A decade later the McGuinty Liberals decided to evaluate the outcome of the pilot. Ten of these small hospitals were able to turnaround tests faster, doctors were able to speak directly with technologists in their community, and the additional money for the outpatient testing helped the hospitals to sustain shifts, staffing, equipment and in some cases provide a broader scope of testing than would otherwise be possible. By the end of the pilot the gap between the private and public costs widened. These small hospitals were performing outpatient testing at two-thirds of the cost of outsourcing it to the private sector. In other words, for every dollar it cost to perform a test at a public hospital, it was costing the Ontario government $1.50 to conduct the same test at the private commercial labs.

Rather than celebrate the success of the pilot and expand the model, the McGuinty government cynically began withdrawing funding for outpatient hospital testing. Today many small and rural hospitals would like to return to the pilot model.

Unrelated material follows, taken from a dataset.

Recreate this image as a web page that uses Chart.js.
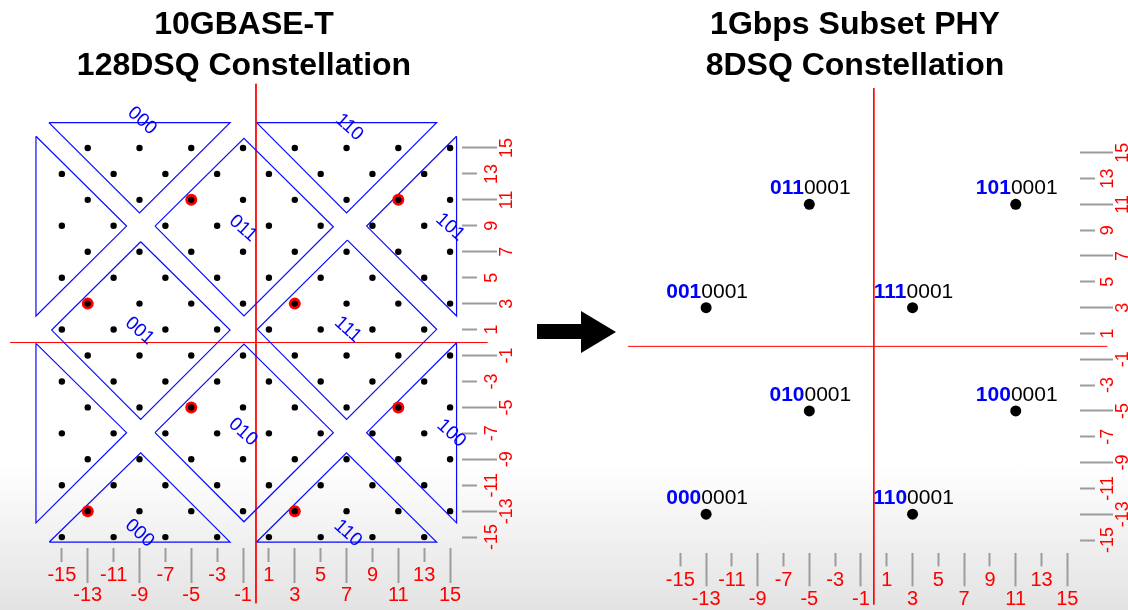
<!DOCTYPE html>
<html><head><meta charset="utf-8">
<script src="https://cdn.jsdelivr.net/npm/chart.js@4.4.1/dist/chart.umd.min.js"></script>
<style>
html,body{margin:0;padding:0;}
body{width:1128px;height:610px;position:relative;overflow:hidden;
 background:linear-gradient(180deg,#ffffff 0%,#ffffff 76%,#f2f2f2 87%,#e3e3e3 100%);}
canvas{position:absolute;top:0;}
#left{left:0;} #right{left:600px;}
#arrow{position:absolute;left:535px;top:309px;}
</style></head><body>
<canvas id="left" width="540" height="610"></canvas>
<svg id="arrow" width="84" height="48"><polygon points="2,15 46,15 46,2 81,23 46,44 46,30 2,30" fill="#000"/></svg>
<canvas id="right" width="528" height="610"></canvas>
<script>
// ---------- data ----------
const LEFT_TITLE = ['10GBASE-T', '128DSQ Constellation'];
const RIGHT_TITLE = ['1Gbps Subset PHY', '8DSQ Constellation'];
const AXIS_TICKS = [-15,-13,-11,-9,-7,-5,-3,-1,1,3,5,7,9,11,13,15];
const LONG_TICKS = [-13,-9,-5,-1,3,7,11,15];

// 128DSQ lattice rows (y) and the columns (x) used on those rows
const ROWS_A = [15,11,7,3,-1,-5,-9,-13];
const COLS_A = [-13,-9,-5,-1,3,7,11,15];
const ROWS_B = [13,9,5,1,-3,-7,-11,-15];
const COLS_B = [-15,-11,-7,-3,1,5,9,13];

// 8DSQ subset points (highlighted red on the left)
const SUBSET_X = [-5,11,-13,3,-5,11,-13,3];
const SUBSET_Y = [11,11,3,3,-5,-5,-13,-13];
const SUBSET_CODE = ['011','101','001','111','010','100','000','110'];
const SUBSET_SUFFIX = '0001';

// region outlines on the 128DSQ constellation
const REGION_000_TOP = [[-16,16.95],[-2,16.95],[-9,10]];
const REGION_LEFT_UP = [[-17,15.9],[-17,2.05],[-10,8.98]];
const REGION_011 = [[-7.8,8.98],[-0.93,15.75],[5.98,8.93],[-0.93,2.05]];
const REGION_110_TOP = [[0.05,16.95],[13.96,16.95],[7,10]];
const REGION_101 = [[15.5,15.9],[15.5,2.05],[8.55,8.98]];
const REGION_001 = [[-8.91,7.77],[-15.79,0.96],[-8.91,-5.92],[-2,0.96]];
const REGION_111 = [[7.06,7.9],[0.1,1.02],[7,-5.92],[13.96,1.02]];
const REGION_LEFT_LOW = [[-17,-0.06],[-17,-13.9],[-10,-6.95]];
const REGION_010 = [[-7.8,-6.95],[-0.93,-0.12],[5.98,-6.95],[-0.93,-13.82]];
const REGION_000_BOT = [[-15.97,-15.38],[-2,-15.38],[-8.91,-8.5]];
const REGION_100 = [[15.5,-0.02],[15.5,-13.9],[8.55,-6.95]];
const REGION_110_BOT = [[0.05,-15.38],[13.96,-15.38],[7,-8.5]];

const REGION_LABELS = ['000','011','001','110','101','111','010','100','000','110'];
const REGION_LABEL_X = [-8.8,-1,-9,7.2,15,7.1,-1,15.1,-9,7.1];
const REGION_LABEL_Y = [17.1,8.8,0.9,16.6,8.9,1,-6.9,-7,-14.7,-14.7];

// extents of the red axis cross lines
const LEFT_AXIS_X = [-19, 17.9];
const LEFT_AXIS_Y = [19.95, -20.1];
const RIGHT_AXIS_X = [-19.05, 18.1];
const RIGHT_AXIS_Y = [20, -20];

// ---------- helpers ----------
const FONT = '"Liberation Sans", Arial, Helvetica, sans-serif';
const isLong = v => LONG_TICKS.includes(v);
const toPts = arr => arr.map(p => ({x: p[0], y: p[1]}));
const closed = arr => toPts(arr.concat([arr[0]]));
const lattice = ROWS_A.flatMap(y => COLS_A.map(x => ({x, y})))
  .concat(ROWS_B.flatMap(y => COLS_B.map(x => ({x, y}))));
const subset = SUBSET_X.map((x, i) => ({x, y: SUBSET_Y[i]}));

function axisLines(ax, ay) {
  return [
    {data: [{x: ax[0], y: 0}, {x: ax[1], y: 0}], showLine: true, pointRadius: 0,
     borderColor: '#ff0000', borderWidth: 1, clip: false, order: 5},
    {data: [{x: 0, y: ay[0]}, {x: 0, y: ay[1]}], showLine: true, pointRadius: 0,
     borderColor: '#ff0000', borderWidth: 1, clip: false, order: 5}
  ];
}

function scales(p) {
  return {
    x: {
      type: 'linear', position: 'bottom', min: p.xmin, max: p.xmax,
      afterBuildTicks: s => { s.ticks = AXIS_TICKS.map(v => ({value: v})); },
      afterFit: s => { s.height = p.xh; },
      border: {display: false},
      grid: {drawOnChartArea: false, drawTicks: true, tickLength: p.xtl, tickWidth: 2, tickColor: '#9c9c9c',
             tickBorderDash: c => (c.tick && isLong(c.tick.value)) ? [] : [p.xshort, 300]},
      ticks: {autoSkip: false, minRotation: 0, maxRotation: 0, padding: p.xpad, color: '#ff0000',
              font: {family: FONT, size: 20, lineHeight: '19.5px'},
              callback: v => isLong(v) ? ['', String(v)] : [String(v)]}
    },
    y: {
      type: 'linear', position: 'right', min: p.ymin, max: p.ymax,
      afterBuildTicks: s => { s.ticks = AXIS_TICKS.map(v => ({value: v})); },
      afterFit: s => { s.width = p.yw; },
      border: {display: false},
      grid: {drawOnChartArea: false, drawTicks: true, tickLength: p.ytl, tickWidth: 2, tickColor: '#9c9c9c',
             tickBorderDash: c => (c.tick && isLong(c.tick.value)) ? [] : [15, 300]},
      ticks: {autoSkip: false, minRotation: 90, maxRotation: 90, crossAlign: 'center', padding: -10.5,
              color: '#ff0000', font: {family: FONT, size: 18, lineHeight: '15px'},
              callback: v => isLong(v) ? ['', String(v)] : [String(v), '']}
    }
  };
}

function title(text) {
  return {display: true, text, fullSize: false, color: '#000',
          font: {family: FONT, size: 32, weight: 'bold', lineHeight: 1.275},
          padding: {top: 4.5, bottom: 0}};
}

const common = {responsive: false, animation: false, devicePixelRatio: 1, events: []};

// ---------- left chart ----------
const regions = [REGION_000_TOP, REGION_LEFT_UP, REGION_011, REGION_110_TOP, REGION_101, REGION_001,
                 REGION_111, REGION_LEFT_LOW, REGION_010, REGION_000_BOT, REGION_100, REGION_110_BOT];
new Chart(document.getElementById('left'), {
  type: 'scatter',
  data: {datasets: [
    {data: lattice, pointRadius: 3.2, backgroundColor: '#000', borderWidth: 0, order: 0},
    {data: subset, pointRadius: 6, backgroundColor: '#ff0000', borderWidth: 0, order: 1},
    ...regions.map(r => ({data: closed(r), showLine: true, pointRadius: 0, borderColor: '#0a0aff',
                          borderWidth: 1.2, tension: 0, clip: false, order: 3})),
    ...axisLines(LEFT_AXIS_X, LEFT_AXIS_Y)
  ]},
  options: Object.assign({}, common, {
    layout: {padding: {left: 26, top: 0, right: 0, bottom: 0}},
    plugins: {legend: {display: false}, tooltip: {enabled: false}, title: title(LEFT_TITLE)},
    scales: scales({xmin: -17.77, xmax: 15.92, ymin: -15.84, ymax: 19.77, xh: 62, yw: 78,
                    xtl: 35, xshort: 14, xpad: -17, ytl: 35})
  }),
  plugins: [{
    id: 'regionLabels',
    afterDatasetsDraw(chart) {
      const {ctx, scales: {x, y}} = chart;
      ctx.save();
      ctx.font = '19px ' + FONT;
      ctx.fillStyle = '#0000ff';
      ctx.textAlign = 'center';
      ctx.textBaseline = 'middle';
      REGION_LABELS.forEach((t, i) => {
        ctx.save();
        ctx.translate(x.getPixelForValue(REGION_LABEL_X[i]), y.getPixelForValue(REGION_LABEL_Y[i]));
        ctx.rotate(42 * Math.PI / 180);
        ctx.fillText(t, 0, 0);
        ctx.restore();
      });
      ctx.restore();
    }
  }]
});

// ---------- right chart ----------
new Chart(document.getElementById('right'), {
  type: 'scatter',
  data: {datasets: [
    {data: subset, pointRadius: 5.5, backgroundColor: '#000', borderWidth: 0, order: 0},
    ...axisLines(RIGHT_AXIS_X, RIGHT_AXIS_Y)
  ]},
  options: Object.assign({}, common, {
    layout: {padding: {left: 30, top: 0, right: 0, bottom: 0}},
    plugins: {legend: {display: false}, tooltip: {enabled: false}, title: title(RIGHT_TITLE)},
    scales: scales({xmin: -18.9, xmax: 15.98, ymin: -16.03, ymax: 20.16, xh: 56.7, yw: 48,
                    xtl: 33, xshort: 13.4, xpad: -16, ytl: 33})
  }),
  plugins: [{
    id: 'codeLabels',
    afterDatasetsDraw(chart) {
      const {ctx, scales: {x, y}} = chart;
      const bold = 'bold 21px ' + FONT, normal = '21px ' + FONT;
      ctx.save();
      ctx.textAlign = 'left';
      ctx.textBaseline = 'alphabetic';
      SUBSET_CODE.forEach((code, i) => {
        const px = x.getPixelForValue(SUBSET_X[i]) + 1;
        const py = y.getPixelForValue(SUBSET_Y[i]) - 10;
        ctx.font = bold; const wb = ctx.measureText(code).width;
        ctx.font = normal; const wn = ctx.measureText(SUBSET_SUFFIX).width;
        const sx = px - (wb + wn) / 2;
        ctx.font = bold; ctx.fillStyle = '#0000ff'; ctx.fillText(code, sx, py);
        ctx.font = normal; ctx.fillStyle = '#000'; ctx.fillText(SUBSET_SUFFIX, sx + wb, py);
      });
      ctx.restore();
    }
  }]
});
</script>
</body></html>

That arrangement continues to exist at the nearby Pembroke Regional Hospital – one of three hospitals left on the initial Harris plan. In that version, the public hospital lab works with samples collected by Lifelabs.

When the government is crying poor it is unfathomable why they persist in continuing to privatize and outsource outpatient lab testing when they know it costs more and delivers less timely results.

At a time when hospitals are being deliberately starved of funding, these volumes could help maintain the quality of inpatient laboratory testing.

Next Wednesday members of OPSEU Local 475 who work at the EORLA lab in Deep River will be handing out leaflets in their community to draw attention to the changes in service.

Hospital CEO Gary Sims has done what he can to preserve his local EORLA laboratory. Now it’s time for the community to push this back on Queen’s Park and the Champlain Local Health Integration Network. All of us should demand answers. Further its time the Wynne government publicly release a Deloitte report on laboratory reform that it has kept secret from Ontarians. Ontarians need to shine a light on the dark corners of the Ministry of Health where these policies have been skewed in favour of private interest.

Want to help? Come to Deep River Wednesday, February 4 to help us get postcards signed in the community. Volunteers are being asked to meet at 1:45 pm at the downtown Valu-Mart, 75 Deep River Road. We’ll be talking to our community, handing out leaflets, and collecting signed postcards until 4 pm.

2 responses to “Deep River faces Ontario’s plan for laboratory testing: pay more, get less

  1. Margaret Rafter

    common sense is not so common!

  2. This does not make sense to me. I guess it is what the politicians want, privatization. Question should be asked: is it what Canadians want?